Senate leadership opted not to develop its own school finance plan and instead wait for the House.
Concerns over timing
Rep. Melissa Rooker, R-Fairway, pushed for a school finance formula she helped craft before working to amend the House bill now in committee.
Rooker said she’s concerned about the timeline, adding that the bill needs minor tweaks before it can be voted out of committee and sent to the House floor.
Lawmakers probably will take several weeks to pass a plan, said Mark Tallman, a lobbyist for the Kansas Association of School Boards.
“It’s kind of hard for me to see how you could get through the whole process in less than about a month,” Tallman said.
The Senate plans to use the House bill as a base for its work, said Senate Majority Leader Jim Denning, R-Overland Park. But if the House doesn’t act, the Senate will, he said.
Denning said the Senate is waiting for the House to finish its work. He said he prefers that senators be able to work on a school finance plan sometime next week.
Senate Minority Leader Anthony Hensley, D-Topeka, criticized Denning’s decision to wait to act on school finance. He said the Legislature has made less progress on school finance this year than it had at the same time last year, when lawmakers were responding to a ruling that school funding was inequitable.

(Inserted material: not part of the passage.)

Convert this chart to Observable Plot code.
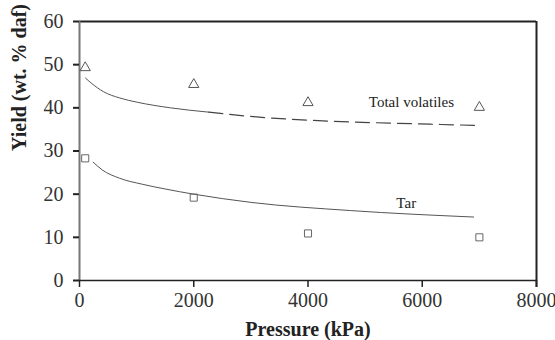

“I think we should have started a long time ago to put together a plan,” Hensley said.
Denning suggested the House, as the larger chamber, has the more difficult task because the bill needs the support of more lawmakers.

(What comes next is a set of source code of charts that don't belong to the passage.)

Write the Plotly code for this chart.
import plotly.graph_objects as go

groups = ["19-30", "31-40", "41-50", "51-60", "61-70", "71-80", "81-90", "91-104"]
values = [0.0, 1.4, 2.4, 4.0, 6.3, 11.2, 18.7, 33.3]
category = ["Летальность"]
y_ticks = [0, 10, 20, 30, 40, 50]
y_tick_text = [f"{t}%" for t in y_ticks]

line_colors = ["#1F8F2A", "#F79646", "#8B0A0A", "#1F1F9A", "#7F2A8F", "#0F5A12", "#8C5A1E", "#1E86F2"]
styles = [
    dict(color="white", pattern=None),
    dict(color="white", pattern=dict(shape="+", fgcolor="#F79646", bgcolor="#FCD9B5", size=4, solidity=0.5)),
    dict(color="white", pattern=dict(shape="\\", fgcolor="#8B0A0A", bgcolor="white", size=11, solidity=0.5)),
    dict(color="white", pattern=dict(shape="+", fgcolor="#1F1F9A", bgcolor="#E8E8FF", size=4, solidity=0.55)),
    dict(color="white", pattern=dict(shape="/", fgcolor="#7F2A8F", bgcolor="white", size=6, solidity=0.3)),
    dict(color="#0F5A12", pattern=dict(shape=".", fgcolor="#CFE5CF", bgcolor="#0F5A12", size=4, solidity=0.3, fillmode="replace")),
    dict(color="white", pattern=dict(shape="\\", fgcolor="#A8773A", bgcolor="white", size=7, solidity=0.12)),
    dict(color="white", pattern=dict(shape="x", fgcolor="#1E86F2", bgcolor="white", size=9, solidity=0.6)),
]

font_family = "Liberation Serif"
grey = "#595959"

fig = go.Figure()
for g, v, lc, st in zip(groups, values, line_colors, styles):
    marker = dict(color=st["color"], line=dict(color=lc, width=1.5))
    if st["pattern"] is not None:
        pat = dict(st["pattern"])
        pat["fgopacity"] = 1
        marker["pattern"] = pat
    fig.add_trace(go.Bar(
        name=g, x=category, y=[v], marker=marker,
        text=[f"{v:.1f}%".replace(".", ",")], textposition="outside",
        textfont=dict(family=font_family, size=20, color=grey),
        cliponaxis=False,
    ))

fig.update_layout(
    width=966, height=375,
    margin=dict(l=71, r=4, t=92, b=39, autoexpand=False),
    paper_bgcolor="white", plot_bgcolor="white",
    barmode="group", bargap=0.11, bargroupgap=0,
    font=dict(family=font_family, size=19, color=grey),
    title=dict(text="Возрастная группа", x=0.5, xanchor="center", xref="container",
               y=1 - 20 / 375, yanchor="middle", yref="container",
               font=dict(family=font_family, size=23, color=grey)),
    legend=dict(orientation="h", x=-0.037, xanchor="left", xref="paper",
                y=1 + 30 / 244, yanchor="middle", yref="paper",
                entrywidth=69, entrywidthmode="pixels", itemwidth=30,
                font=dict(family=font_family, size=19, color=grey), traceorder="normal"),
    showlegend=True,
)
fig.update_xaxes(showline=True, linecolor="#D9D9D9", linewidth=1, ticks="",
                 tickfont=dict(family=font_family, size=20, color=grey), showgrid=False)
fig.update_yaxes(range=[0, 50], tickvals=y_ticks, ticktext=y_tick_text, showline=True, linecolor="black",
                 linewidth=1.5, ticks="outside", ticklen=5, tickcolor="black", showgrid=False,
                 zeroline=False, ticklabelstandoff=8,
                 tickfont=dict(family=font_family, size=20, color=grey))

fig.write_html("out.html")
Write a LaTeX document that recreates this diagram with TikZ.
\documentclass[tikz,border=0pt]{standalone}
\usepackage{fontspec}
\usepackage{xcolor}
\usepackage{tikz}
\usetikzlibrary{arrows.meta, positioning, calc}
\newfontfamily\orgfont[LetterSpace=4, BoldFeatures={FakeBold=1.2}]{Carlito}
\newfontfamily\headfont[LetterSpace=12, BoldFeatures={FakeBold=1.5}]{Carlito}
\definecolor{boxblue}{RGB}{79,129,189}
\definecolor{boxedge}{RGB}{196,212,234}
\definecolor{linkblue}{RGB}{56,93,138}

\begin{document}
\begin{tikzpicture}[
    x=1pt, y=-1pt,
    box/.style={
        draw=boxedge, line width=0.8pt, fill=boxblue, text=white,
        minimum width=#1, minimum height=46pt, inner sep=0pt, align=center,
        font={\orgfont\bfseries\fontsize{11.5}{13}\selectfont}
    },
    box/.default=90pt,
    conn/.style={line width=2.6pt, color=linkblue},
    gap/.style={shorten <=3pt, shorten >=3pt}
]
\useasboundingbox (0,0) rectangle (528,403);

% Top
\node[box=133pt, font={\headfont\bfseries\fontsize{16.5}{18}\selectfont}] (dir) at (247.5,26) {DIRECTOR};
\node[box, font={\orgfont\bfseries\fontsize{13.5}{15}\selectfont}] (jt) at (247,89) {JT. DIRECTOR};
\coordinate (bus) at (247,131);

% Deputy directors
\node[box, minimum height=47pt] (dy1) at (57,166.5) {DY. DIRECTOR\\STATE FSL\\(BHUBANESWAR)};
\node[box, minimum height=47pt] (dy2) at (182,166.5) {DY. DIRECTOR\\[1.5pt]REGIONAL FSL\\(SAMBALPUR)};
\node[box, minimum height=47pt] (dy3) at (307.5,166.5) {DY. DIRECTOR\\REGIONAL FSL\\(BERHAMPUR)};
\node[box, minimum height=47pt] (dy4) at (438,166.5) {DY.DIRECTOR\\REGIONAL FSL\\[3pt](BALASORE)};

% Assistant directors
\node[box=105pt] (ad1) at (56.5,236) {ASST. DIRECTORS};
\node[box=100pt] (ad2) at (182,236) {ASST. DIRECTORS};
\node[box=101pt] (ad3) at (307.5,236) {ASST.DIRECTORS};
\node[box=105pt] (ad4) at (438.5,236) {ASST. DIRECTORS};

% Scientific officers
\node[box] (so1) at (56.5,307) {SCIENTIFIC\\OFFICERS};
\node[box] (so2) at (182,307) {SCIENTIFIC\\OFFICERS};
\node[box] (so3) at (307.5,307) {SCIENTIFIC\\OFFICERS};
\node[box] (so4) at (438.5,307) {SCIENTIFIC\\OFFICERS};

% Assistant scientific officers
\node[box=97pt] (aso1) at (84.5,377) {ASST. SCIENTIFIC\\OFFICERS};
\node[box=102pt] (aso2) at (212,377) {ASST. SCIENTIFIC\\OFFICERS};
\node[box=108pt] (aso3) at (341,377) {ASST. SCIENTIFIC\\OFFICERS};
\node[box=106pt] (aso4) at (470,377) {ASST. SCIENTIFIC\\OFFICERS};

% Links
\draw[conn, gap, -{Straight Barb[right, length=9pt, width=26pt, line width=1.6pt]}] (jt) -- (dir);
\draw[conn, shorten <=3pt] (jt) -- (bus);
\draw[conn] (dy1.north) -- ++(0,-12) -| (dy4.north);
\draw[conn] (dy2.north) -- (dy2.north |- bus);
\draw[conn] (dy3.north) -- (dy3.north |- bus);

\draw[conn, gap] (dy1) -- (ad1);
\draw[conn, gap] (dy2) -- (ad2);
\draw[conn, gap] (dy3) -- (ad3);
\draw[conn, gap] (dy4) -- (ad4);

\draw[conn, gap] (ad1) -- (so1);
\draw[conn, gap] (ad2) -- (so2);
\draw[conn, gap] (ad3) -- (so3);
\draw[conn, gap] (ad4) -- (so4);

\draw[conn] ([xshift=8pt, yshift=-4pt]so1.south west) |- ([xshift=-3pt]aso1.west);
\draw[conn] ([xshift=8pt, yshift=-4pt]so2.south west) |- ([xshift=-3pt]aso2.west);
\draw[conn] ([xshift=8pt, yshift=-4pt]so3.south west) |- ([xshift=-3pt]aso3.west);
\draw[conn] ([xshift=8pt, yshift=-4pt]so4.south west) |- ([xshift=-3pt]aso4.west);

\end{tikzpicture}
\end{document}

“We’ve always thought by design they should try to clear it first, and I think they will,” Denning said.
Utility charge floated
Denning called $750 million in additional funding over five years too high. He said he would be willing to support $100 million to $150 million.
He is floating the idea of an additional charge on utilities as a way to generate the money.

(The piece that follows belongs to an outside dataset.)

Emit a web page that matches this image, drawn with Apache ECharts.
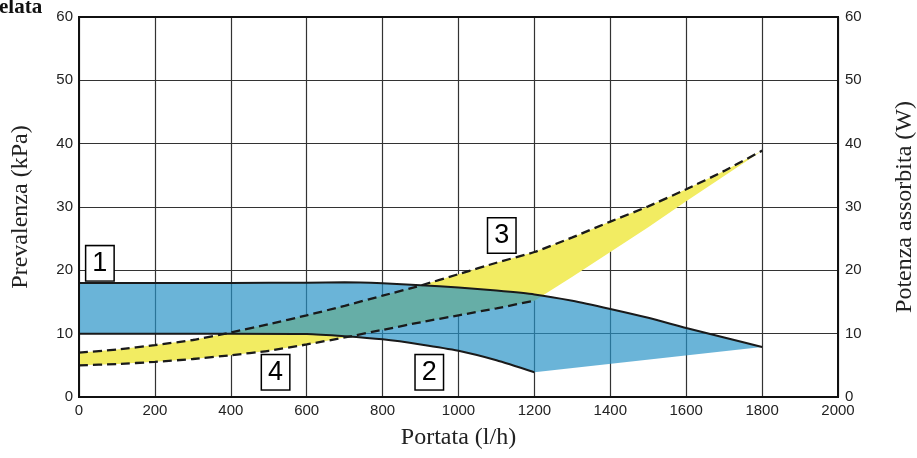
<!DOCTYPE html>
<html>
<head>
<meta charset="utf-8">
<script src="https://cdn.jsdelivr.net/npm/echarts@6/dist/echarts.min.js"></script>
<style>html,body{margin:0;padding:0;background:#fff}#c{width:917px;height:458px}</style>
</head>
<body>
<div id="c"></div>
<script>
// ---- data (flow l/h, value) ----
var curve1 = [[0,18],[200,18],[400,18],[600,18.05],[700,18.1],[800,17.95],[900,17.65],[1000,17.3],[1100,16.8],[1200,16.2],[1300,15.2],[1400,13.9],[1500,12.5],[1600,10.9],[1700,9.4],[1800,7.9]];
var curve2 = [[0,10],[200,10],[400,10],[600,9.95],[700,9.6],[800,9.1],[900,8.3],[1000,7.3],[1100,5.8],[1200,3.9]];
var blueLimit = [[1200,3.9],[1800,7.9]];
var power3 = [[0,7.0],[100,7.5],[200,8.2],[300,9.0],[400,10.2],[500,11.5],[600,12.9],[700,14.4],[800,16.0],[900,17.6],[1000,19.4],[1100,21.2],[1200,22.9],[1300,25.2],[1400,27.7],[1500,30.1],[1600,32.8],[1700,35.7],[1800,38.9]];
var power4 = [[0,5.0],[100,5.2],[200,5.55],[300,6.0],[400,6.6],[500,7.3],[600,8.3],[700,9.4],[800,10.6],[900,11.8],[1000,12.9],[1100,14.0],[1200,15.2]];
var yellowLimit = [[1200,15.2],[1300,19.0],[1400,22.9],[1500,26.8],[1600,30.9],[1700,34.9],[1800,38.9]];
var xTicks = [0,200,400,600,800,1000,1200,1400,1600,1800,2000];
var yTicks = [0,10,20,30,40,50,60];
var callouts = [{name:'1', value:[55,21.1]},{name:'2', value:[923,3.9]},{name:'3', value:[1114,25.5]},{name:'4', value:[518,3.9]}];

var blueRegion = curve1.concat(blueLimit.slice().reverse(), curve2.slice().reverse());
var yellowRegion = power3.concat(yellowLimit.slice().reverse(), power4.slice().reverse());

function polySeries(region, fill, yIdx) {
  return {
    type: 'custom', yAxisIndex: yIdx, silent: true, z: 1,
    data: [0],
    renderItem: function (params, api) {
      var pts = region.map(function (p) { return api.coord(p); });
      return { type: 'polygon', shape: { points: pts }, style: { fill: fill, stroke: null } };
    }
  };
}

var serif = "'Liberation Serif', 'DejaVu Serif', serif";
var sans = "'Liberation Sans', Arial, sans-serif";
var plain = function (v) { return String(v); };
var chart = echarts.init(document.getElementById('c'), null, {renderer: 'canvas'});
chart.setOption({
  animation: false,
  backgroundColor: '#fff',
  grid: { left: 79, right: 79, top: 17, bottom: 61, outerBoundsMode: 'none', containLabel: false, show: true, borderColor: '#111', borderWidth: 2, backgroundColor: 'transparent', z: 5 },
  graphic: [{ type: 'text', left: -1, top: -3, style: { text: 'elata', font: "bold 21px " + serif, fill: '#111' } }],
  xAxis: {
    type: 'value', min: 0, max: 2000, interval: 200,
    name: 'Portata (l/h)', nameLocation: 'middle', nameGap: 29,
    nameTextStyle: { fontFamily: serif, fontSize: 24, color: '#222' },
    axisLine: { show: true, lineStyle: { color: '#111', width: 2 } },
    axisTick: { show: false },
    axisLabel: { margin: 6, fontFamily: sans, fontSize: 15, color: '#222', formatter: plain },
    splitLine: { show: true, lineStyle: { color: '#333', width: 1.2 } }
  },
  yAxis: [{
    type: 'value', min: 0, max: 60, interval: 10,
    name: 'Prevalenza (kPa)', nameLocation: 'middle', nameGap: 46,
    nameTextStyle: { fontFamily: serif, fontSize: 24, color: '#222' },
    axisLine: { show: true, lineStyle: { color: '#111', width: 2 } },
    axisTick: { show: false },
    axisLabel: { margin: 6, fontFamily: sans, fontSize: 15, color: '#222', formatter: plain },
    splitLine: { show: true, lineStyle: { color: '#333', width: 1.2 } }
  }, {
    type: 'value', min: 0, max: 60, interval: 10, position: 'right',
    name: 'Potenza assorbita (W)', nameLocation: 'middle', nameGap: 55,
    nameTextStyle: { fontFamily: serif, fontSize: 24, color: '#222' },
    axisLine: { show: true, lineStyle: { color: '#111', width: 2 } },
    axisTick: { show: false },
    axisLabel: { margin: 7, fontFamily: sans, fontSize: 15, color: '#222', formatter: plain },
    splitLine: { show: false }
  }],
  series: [
    polySeries(yellowRegion, '#f2ec62', 1),
    polySeries(blueRegion, 'rgba(39,146,198,0.69)', 0),
    { type: 'line', yAxisIndex: 0, data: curve1, showSymbol: false, smooth: 0.2, z: 3, lineStyle: { color: '#1a1a1a', width: 2 } },
    { type: 'line', yAxisIndex: 0, data: curve2, showSymbol: false, smooth: 0.2, z: 3, lineStyle: { color: '#1a1a1a', width: 2 } },
    { type: 'line', yAxisIndex: 1, data: power3, showSymbol: false, smooth: 0.2, z: 3, lineStyle: { color: '#1a1a1a', width: 2.3, type: [9, 5] } },
    { type: 'line', yAxisIndex: 1, data: power4, showSymbol: false, smooth: 0.2, z: 3, lineStyle: { color: '#1a1a1a', width: 2.3, type: [9, 5] } },
    { type: 'scatter', yAxisIndex: 0, data: callouts, symbol: 'rect', symbolSize: 2, itemStyle: { color: 'rgba(0,0,0,0)', opacity: 1 }, z: 6,
      label: { show: true, position: 'inside', formatter: '{b}', fontFamily: sans, fontSize: 27, color: '#000',
        backgroundColor: '#fff', borderColor: '#000', borderWidth: 1.5, padding: [3, 6, 3, 6], lineHeight: 28 } }
  ]
});
</script>
</body>
</html>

He proposes charging residential customers an extra $3 a month each on electric, gas and water for a $9 monthly total. He estimated that would help raise $150 million a year.
Commercial customers would pay an extra $10 a month on each bill, Denning said.
“If the body’s willing to look at that, that would be the funding source for schools,” he said.
Asked if he was concerned whether people would accept that, he said: “They’re going to have to stomach some increase any way you cut it, right?”
Hensley said the increase could be difficult for those on fixed incomes.
“That is a very regressive way to fund schools,” he said.
Five-year plan questioned
Alan Rupe, an attorney for Schools for Fair Funding, which represented the Wichita school district and others in the lawsuit that led to the Supreme Court ruling, said he doesn’t have high confidence that legislative leaders are headed in the right direction.
He contended the Supreme Court will not accept $750 million because it is not enough, and that it won’t accept the five-year timeline.
After the last major Supreme Court ruling on school funding adequacy, lawmakers rolled out funding increases over three years.
“Explaining to the schoolkids of Kansas that they have to wait five years to have an adequate education seems contrary to what the Kansas Constitution requires,” Rupe said.
Lawmakers will need Gov. Sam Brownback’s support of whatever plan passes, unless they want to attempt to override his veto.
Some have clashed with Brownback over education funding. Many new legislators based their campaigns last year over better funding of schools.
In his State of the State address in January, Brownback called for a finance formula “driven by outcomes that provide more opportunities to our students.” He said both schools and taxpayers need predictability on funding and that measures of success should focus on student achievement, not total funding.
“I’m willing to work with people on school finance, as long as we get some reforms in the school finance that I talked about during the State of the State message,” Brownback told reporters earlier this week.
Rooker said Brownback’s comment about reforms fascinates her.
“What that’s saying is ‘my way or the highway’ and that is not the way to negotiate, period,” Rooker said. “He wants what he wants, that’s fine. But we as lawmakers have the power to decide to do things differently.”